I wonder what kind of mother could birth a child like you. I used to think she must have been worthless, a nobody, just some drug addicted teenager who didn’t give a shit about the life she brought into the world. That would explain a lot, wouldn’t it? And maybe that’s all she was, just a sad stereotype, but… I wonder. I wonder if she was chosen to carry you in her poisoned womb, a meth-thinned wraith with a swollen belly impregnated not by some john but by Fate itself, by a cycle that demands constant resurrection and death. I wonder if, watching you grow, she felt a thrill of inexplicable fear. Did she understand what she had birthed? Did she look into your dark eyes and see everything you would be capable of – the violence, the madness, the tragic divinity? Maybe that’s why she couldn’t stay. Maybe that’s why she fled, leaving you to face the world’s cruelty alone. Maybe she saw the future and, unlike Mary, could not bear to watch her son grow to become something foreign and unknowable. Something eternal yet doomed; beautiful yet terrible. Maybe she just wasn’t ready to be the mother of a prophecy.


Your madness is a strange comfort; I slip into it like a warm bath, holding my breath and submersing myself until it blocks my ears, my nose, my eyes, until I am encased in a substance that would gladly drown me if I gave it the chance. The world is different under here – muted, remote, unreal – and I linger as long as my body and mind can handle, heart pounding, lungs burning.
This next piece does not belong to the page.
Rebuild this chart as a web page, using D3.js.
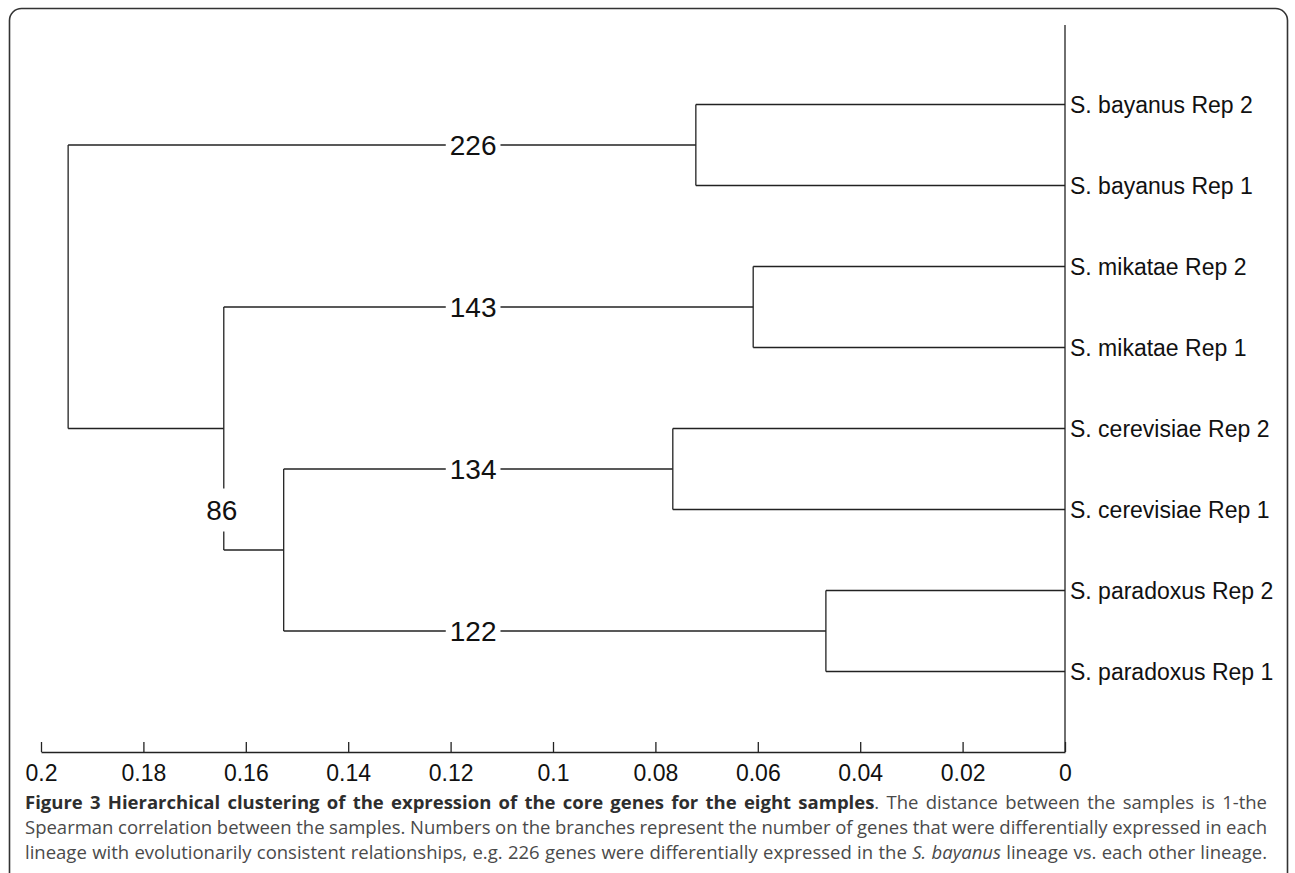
<!DOCTYPE html>
<html>
<head>
<meta charset="utf-8">
<script src="https://cdn.jsdelivr.net/npm/d3@7"></script>
<style>
  html, body { margin: 0; padding: 0; background: #fff; }
  svg { display: block; }
</style>
</head>
<body>
<svg id="chart" width="1295" height="873"></svg>
<script>
// ---------------- data ----------------
const leaves = [
  "S. bayanus Rep 2", "S. bayanus Rep 1",
  "S. mikatae Rep 2", "S. mikatae Rep 1",
  "S. cerevisiae Rep 2", "S. cerevisiae Rep 1",
  "S. paradoxus Rep 2", "S. paradoxus Rep 1"
];
// linkage: node ids 0..7 are leaves, 8.. are merges in order
const mergeLeft   = [0, 2, 4, 6, 10, 9, 8];
const mergeRight  = [1, 3, 5, 7, 11, 12, 13];
const mergeHeight = [0.0721, 0.0609, 0.0766, 0.0467, 0.1526, 0.1643, 0.1947];
const branchLabel = ["226", "143", "134", "122", "86", null, null];
const tickValues  = [0.2, 0.18, 0.16, 0.14, 0.12, 0.1, 0.08, 0.06, 0.04, 0.02, 0];
const tickLabels  = ["0.2", "0.18", "0.16", "0.14", "0.12", "0.1", "0.08", "0.06", "0.04", "0.02", "0"];
const captionLines = [
  [["b", "Figure 3 Hierarchical clustering of the expression of the core genes for the eight samples"],
   ["n", ". The distance between the samples is 1-the"]],
  [["n", "Spearman correlation between the samples. Numbers on the branches represent the number of genes that were differentially expressed in each"]],
  [["n", "lineage with evolutionarily consistent relationships, e.g. 226 genes were differentially expressed in the "],
   ["i", "S. bayanus"],
   ["n", " lineage vs. each other lineage."]]
];

// ---------------- layout ----------------
const svg = d3.select("#chart");
const ink = "#222";
const fontArial = "'Liberation Sans', Arial, Helvetica, sans-serif";

// frame
svg.append("rect")
  .attr("x", 9.5).attr("y", 8.5)
  .attr("width", 1278).attr("height", 920)
  .attr("rx", 12).attr("ry", 12)
  .attr("fill", "none").attr("stroke", "#333").attr("stroke-width", 1.6);

const x = d3.scaleLinear().domain([0.2, 0]).range([41, 1065]);
const y = d3.scalePoint().domain(leaves).range([104.5, 671.5]);
const axisY = 752;

// node positions
const nodeX = [], nodeY = [];
leaves.forEach((l, i) => { nodeX[i] = 0; nodeY[i] = y(l); });
mergeHeight.forEach((h, k) => {
  const id = leaves.length + k;
  nodeX[id] = h;
  nodeY[id] = (nodeY[mergeLeft[k]] + nodeY[mergeRight[k]]) / 2;
});

const g = svg.append("g")
  .attr("fill", "none").attr("stroke", ink).attr("stroke-width", 1.3);

mergeHeight.forEach((h, k) => {
  const a = mergeLeft[k], b = mergeRight[k];
  const px = x(h);
  g.append("line").attr("x1", px).attr("x2", px)
    .attr("y1", nodeY[a]).attr("y2", nodeY[b]);
  [a, b].forEach(c => {
    g.append("line")
      .attr("x1", px).attr("x2", x(nodeX[c]))
      .attr("y1", nodeY[c]).attr("y2", nodeY[c]);
  });
});

// right baseline (distance 0)
g.append("line").attr("x1", x(0)).attr("x2", x(0)).attr("y1", 25).attr("y2", axisY);

// branch labels
const labelDist = 0.1156;
mergeHeight.forEach((h, k) => {
  const txt = branchLabel[k];
  if (!txt) return;
  const id = leaves.length + k;
  let lx, ly;
  if (txt === "86") {
    lx = x(mergeHeight[5]) - 2; ly = 510;
  } else {
    lx = x(labelDist); ly = nodeY[id];
  }
  const t = svg.append("text")
    .attr("x", lx).attr("y", ly)
    .attr("text-anchor", "middle").attr("dominant-baseline", "central")
    .attr("font-family", fontArial).attr("font-size", 28).attr("fill", "#111")
    .text(txt);
  const bb = t.node().getBBox();
  const padX = txt === "86" ? 0 : 4;
  const padY = txt === "86" ? 6 : 0;
  svg.insert("rect", "text")
    .attr("x", bb.x - padX).attr("y", bb.y - padY)
    .attr("width", bb.width + 2 * padX).attr("height", bb.height + 2 * padY)
    .attr("fill", "#fff");
});

// leaf labels
svg.append("g").selectAll("text").data(leaves).join("text")
  .attr("x", x(0) + 5).attr("y", d => y(d))
  .attr("dominant-baseline", "central")
  .attr("font-family", fontArial).attr("font-size", 23).attr("fill", "#111")
  .text(d => d);

// axis
const axis = d3.axisBottom(x)
  .tickValues(tickValues)
  .tickFormat((d, i) => tickLabels[i])
  .tickSizeInner(-10).tickSizeOuter(0).tickPadding(13);
const ax = svg.append("g").attr("transform", `translate(0,${axisY})`).call(axis);
ax.select(".domain").attr("stroke", ink).attr("stroke-width", 1.5);
ax.selectAll(".tick line").attr("stroke", ink).attr("stroke-width", 1.3);
ax.selectAll(".tick text")
  .attr("font-family", fontArial).attr("font-size", 23).attr("fill", "#111");

// caption (justified)
const capLeft = 25, capRight = 1267;
const baselines = [809, 834, 858.5];
const capFont = "'Open Sans', 'Noto Sans', sans-serif";
const capSize = 18.5;
captionLines.forEach((segs, li) => {
  const words = [];
  let cur = null;
  segs.forEach(([style, text]) => {
    text.split(" ").forEach((p, i) => {
      if (i > 0) cur = null;
      if (p === "") return;
      if (!cur) { cur = []; words.push(cur); }
      cur.push({ style, text: p });
    });
  });
  const nodes = words.map(w => {
    const t = svg.append("text")
      .attr("y", baselines[li])
      .attr("font-family", capFont).attr("font-size", capSize);
    w.forEach(part => {
      t.append("tspan")
        .attr("font-weight", part.style === "b" ? "bold" : "normal")
        .attr("font-style", part.style === "i" ? "italic" : "normal")
        .attr("fill", part.style === "b" ? "#2e2e2e" : "#4a4a4a")
        .text(part.text);
    });
    return t;
  });
  const widths = nodes.map(t => t.node().getComputedTextLength());
  const total = d3.sum(widths);
  const gap = (capRight - capLeft - total) / (nodes.length - 1);
  let cx = capLeft;
  nodes.forEach((t, i) => { t.attr("x", cx); cx += widths[i] + gap; });
});
</script>
</body>
</html>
Yet even though there comes a point when I must return to myself, your madness clings to my skin as I surface again, little trickling drops that pool between my lips and weigh down my lashes, that drip drip drip as you flex my fingers, testing.


The moment passes too quickly, as always, and Tanim is left hollow and listless in its wake. With trembling hands he lowers Daren’s head to the carpet, smooths the hair from his brow.

No, not Daren. The fantasy passes along with the rage and suddenly the face before him is no longer his lover’s but a stranger’s, unfamiliar beneath the mask of blood and bruises. There are similarities – that broken nose might once have been sharp and angular, those bloody lips thin and sardonic, the hair a pale blond that in the right light might be mistaken for… – but not enough. This man isn’t Daren, just some whore whose name Tanim has already forgotten or never knew.

“Shit,” Tanim gently draws down the dead man’s eyelids over dulled eyes that are blue, not black; he can never get that part right, not completely, and in the end it’s always the eyes that give the strangers away, that stir the spark of anger inside him into a maelstrom of wrath and misery.

“You act as if you didn’t know this would happen,” The note of mockery in the voice makes Tanim flinch and he shakes his head, scrubbing at his mouth with the back of one hand as if to wipe away everything from the last hour; the taste of unfamiliar flesh and semen, of blood and alcohol, the sobs that threaten to vomit up from his throat even now. “Shut up,” is all he manages to growl, a whimper breaking through the words. “And yet you continue to do it,” the voice presses in amusement. “Why?”

“Because it’s not you!” This time the sob does burst forth, a ragged, broken howl as Tanim turns red-rimmed eyes up to his companion. He falters as he meets the others cold black gaze. “It’s never you…” The man leaning against the windowsill only shrugs, clearly unimpressed with Tanim’s outburst, and nods to the broken body at Tanim’s side. “You better clean up soon,” he cautions, “you only rented this room for two hours.”

As Daren turns his head to gaze out the window, Tanim averts his eyes once more to avoid glimpsing the jagged, seeping wound where the back of his lover’s skull has been crushed in.